Stated task
Both the line containing "The picture is" and the line containing "const yTicks = [0, 5, 10, 15, 20, 25, 30];" are to be reproduced exactly, along with every line between them, and nothing more.

Information supplied
────────────────────────────────────────

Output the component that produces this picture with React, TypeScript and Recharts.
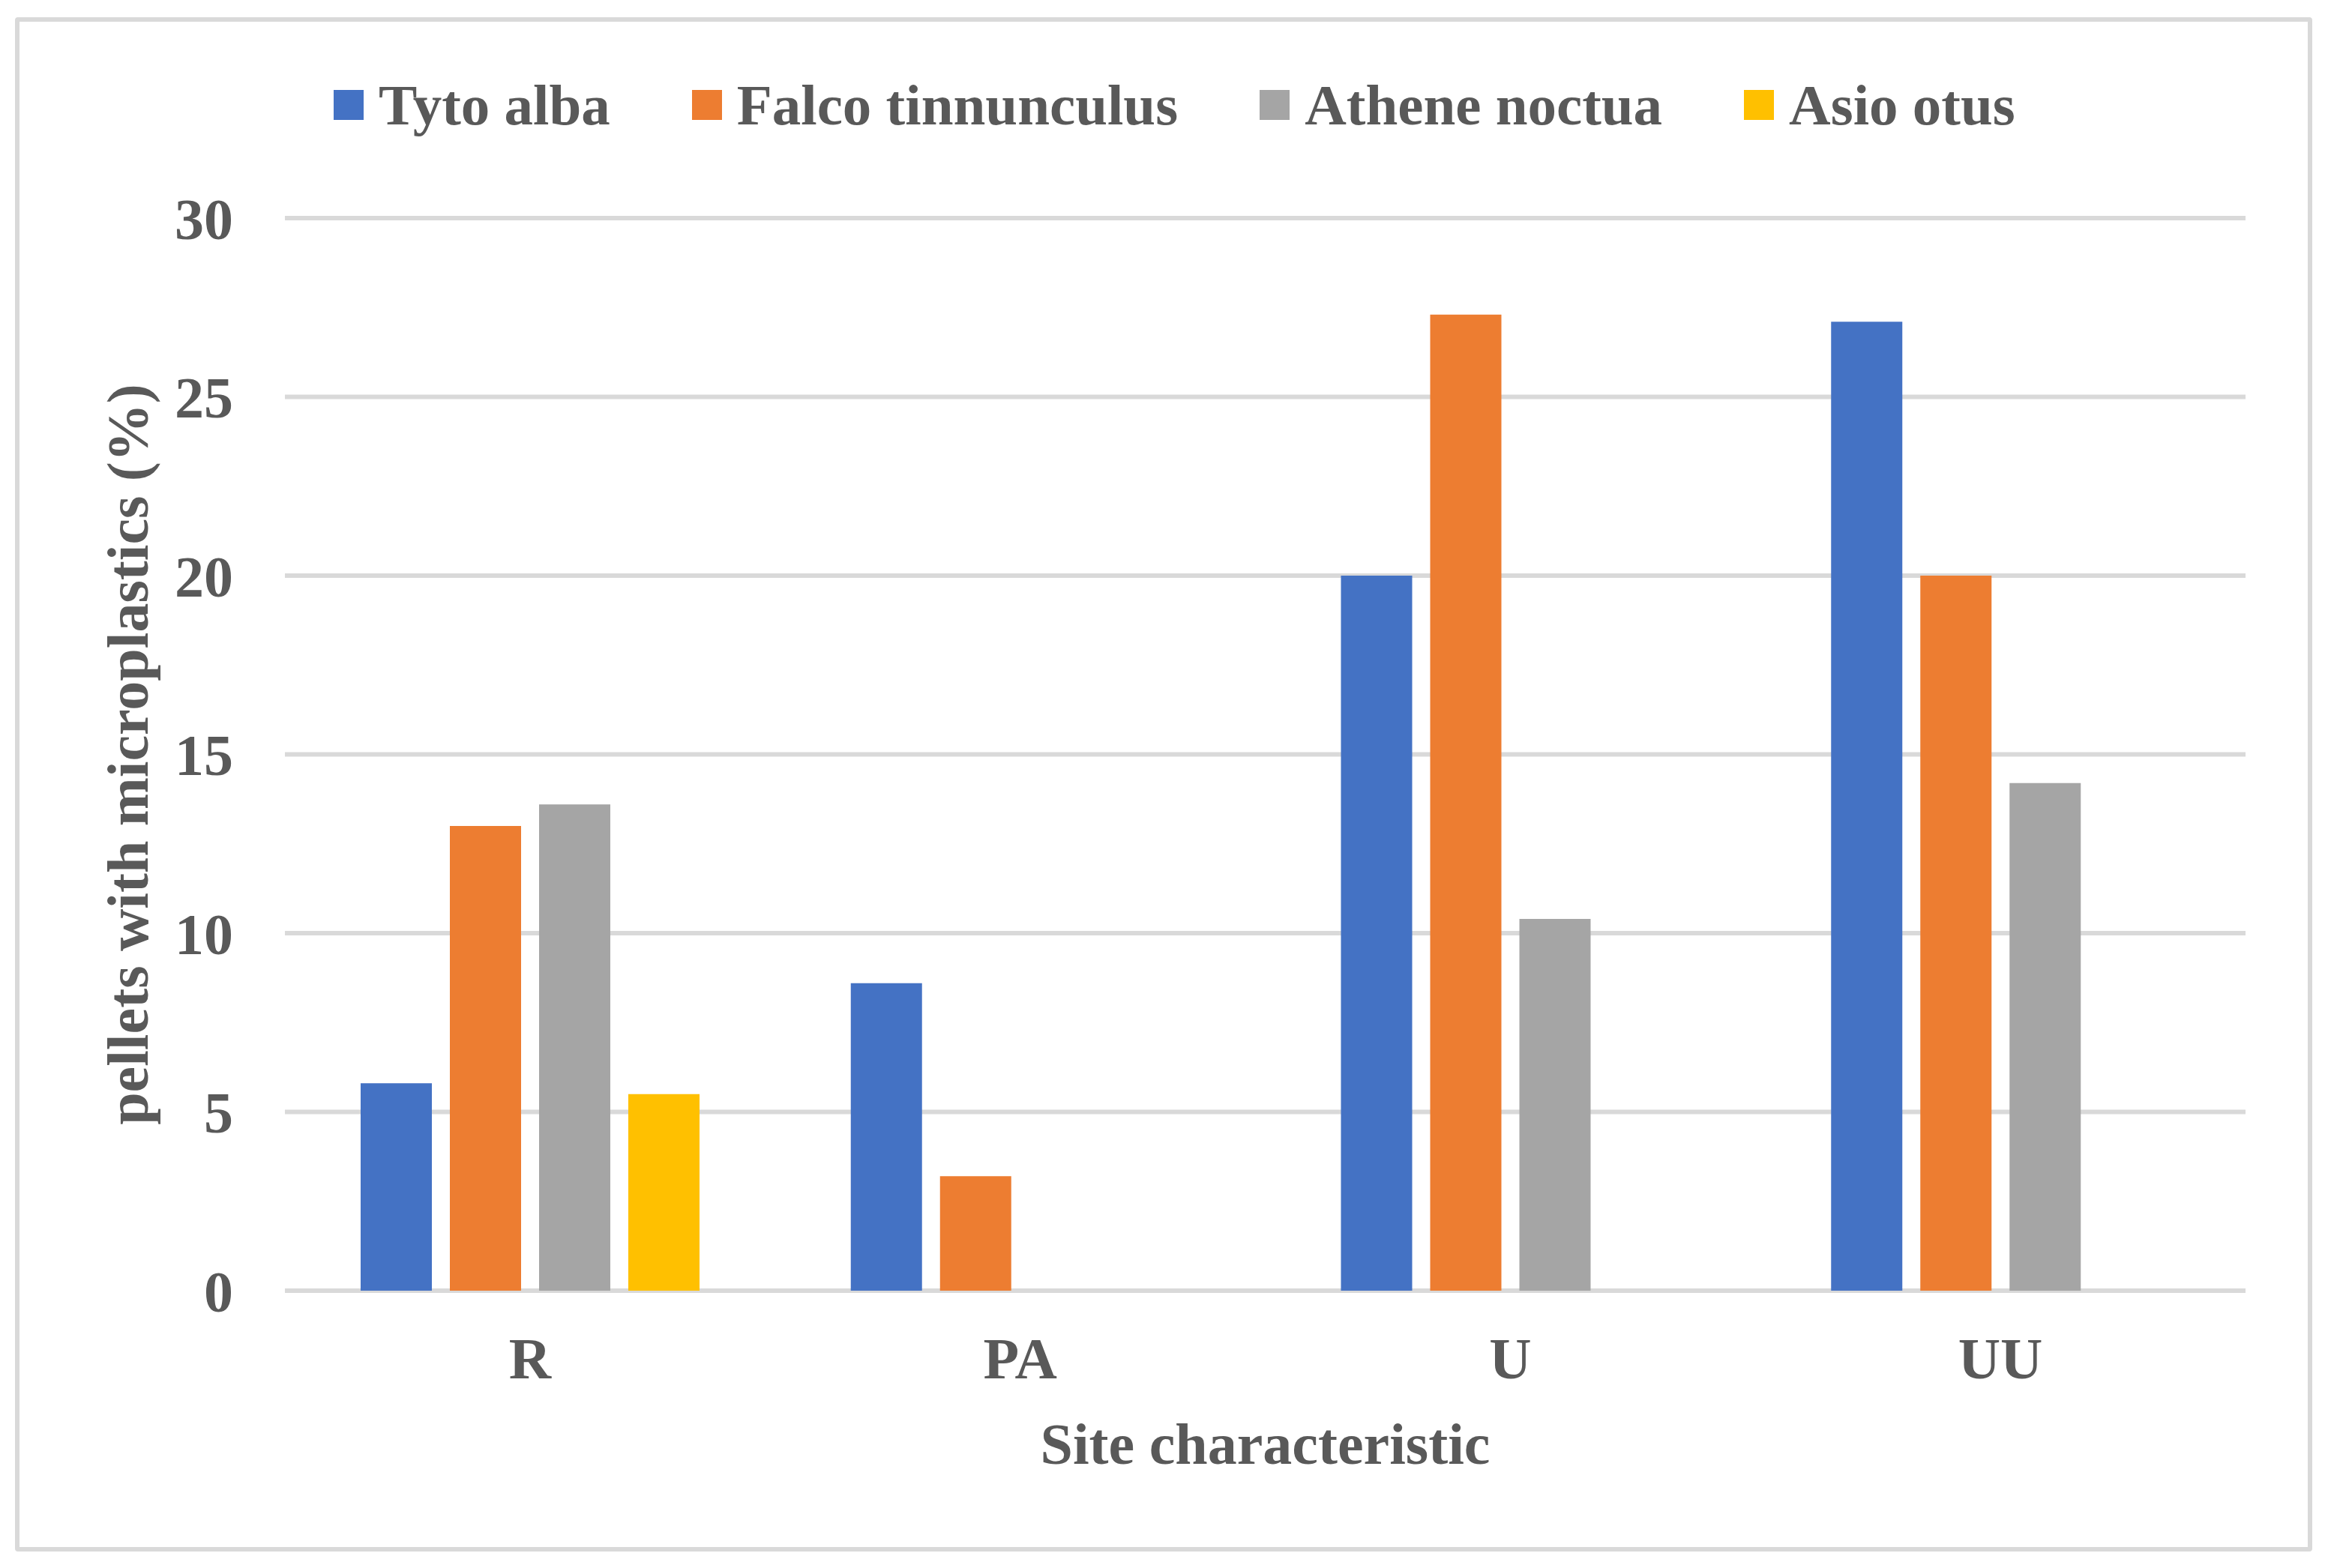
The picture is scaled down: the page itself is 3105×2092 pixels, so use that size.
import React from "react";
import { BarChart, Bar, XAxis, YAxis, CartesianGrid, Legend, Label } from "recharts";

const sites = ["R", "PA", "U", "UU"];
const tytoAlba = [5.8, 8.6, 20.0, 27.1];
const falcoTinnunculus = [13.0, 3.2, 27.3, 20.0];
const atheneNoctua = [13.6, null, 10.4, 14.2];
const asioOtus = [5.5, null, null, null];
const yTicks = [0, 5, 10, 15, 20, 25, 30];

const series = [
  { key: "Tyto alba", values: tytoAlba, color: "#4472C4" },
  { key: "Falco tinnunculus", values: falcoTinnunculus, color: "#ED7D31" },
  { key: "Athene noctua", values: atheneNoctua, color: "#A5A5A5" },
  { key: "Asio otus", values: asioOtus, color: "#FFC000" },
];

const data = sites.map((site, i) => {
  const row: any = { site };
  series.forEach((s) => {
    row[s.key] = s.values[i];
  });
  return row;
});

const FONT = "'Liberation Serif', 'Times New Roman', serif";
const TEXT = "#595959";

const LegendContent = () => (
  <div style={{ display: "flex", alignItems: "center", height: 80, fontFamily: FONT, fontWeight: "bold", fontSize: 77, color: TEXT, lineHeight: "80px", whiteSpace: "nowrap" }}>
    {series.map((s, i) => (
      <div key={s.key} style={{ display: "flex", alignItems: "center", marginRight: i < series.length - 1 ? 109 : 0 }}>
        <div style={{ width: 40, height: 40, background: s.color, marginRight: 20 }} />
        <span>{s.key}</span>
      </div>
    ))}
  </div>
);

export default function App() {
  return (
    <div style={{ position: "absolute", left: 0, top: 0, width: 3105, height: 2092, background: "#fff" }}>
      <div
        style={{
          position: "absolute",
          left: 20,
          top: 23,
          width: 3064,
          height: 2047,
          boxSizing: "border-box",
          border: "6px solid #D9D9D9",
          borderRadius: 4,
        }}
      />
      <BarChart
        width={3105}
        height={2092}
        data={data}
        margin={{ top: 211, right: 110, left: 80, bottom: 70 }}
        barSize={95}
        barGap={24}
        style={{ position: "absolute", left: 0, top: 0 }}
      >
        <CartesianGrid vertical={false} stroke="#D9D9D9" strokeWidth={6} />
        <XAxis
          dataKey="site"
          height={300}
          axisLine={false}
          tickLine={false}
          tickSize={0}
          tickMargin={62}
          tick={{ fill: TEXT, fontSize: 78, fontWeight: "bold", fontFamily: FONT }}
        >
          <Label
            content={({ viewBox }: any) => (
              <text
                x={viewBox.x + viewBox.width / 2}
                y={viewBox.y + 231}
                textAnchor="middle"
                fill={TEXT}
                fontSize={78}
                fontWeight="bold"
                fontFamily={FONT}
              >
                Site characteristic
              </text>
            )}
          />
        </XAxis>
        <YAxis
          width={300}
          domain={[0, 30]}
          ticks={yTicks}
          axisLine={false}
          tickLine={false}
          tickSize={0}
          tickMargin={69}
          tick={{ fill: TEXT, fontSize: 78, fontWeight: "bold", fontFamily: FONT }}
        >
          <Label
            content={({ viewBox }: any) => {
              const x = viewBox.x + 117;
              const y = viewBox.y + viewBox.height / 2;
              return (
                <text
                  x={x}
                  y={y}
                  transform={`rotate(-90, ${x}, ${y})`}
                  textAnchor="middle"
                  fill={TEXT}
                  fontSize={78}
                  fontWeight="bold"
                  fontFamily={FONT}
                >
                  pellets with microplastics (%)
                </text>
              );
            }}
          />
        </YAxis>
        <Legend
          verticalAlign="top"
          align="left"
          height={80}
          content={<LegendContent />}
          wrapperStyle={{ top: 100, left: 445, width: "auto" }}
        />
        {series.map((s) => (
          <Bar key={s.key} dataKey={s.key} fill={s.color} isAnimationActive={false} />
        ))}
      </BarChart>
    </div>
  );
}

────────────────────────────────────────

Full output
The picture is scaled down: the page itself is 3105×2092 pixels, so use that size.
import React from "react";
import { BarChart, Bar, XAxis, YAxis, CartesianGrid, Legend, Label } from "recharts";

const sites = ["R", "PA", "U", "UU"];
const tytoAlba = [5.8, 8.6, 20.0, 27.1];
const falcoTinnunculus = [13.0, 3.2, 27.3, 20.0];
const atheneNoctua = [13.6, null, 10.4, 14.2];
const asioOtus = [5.5, null, null, null];
const yTicks = [0, 5, 10, 15, 20, 25, 30];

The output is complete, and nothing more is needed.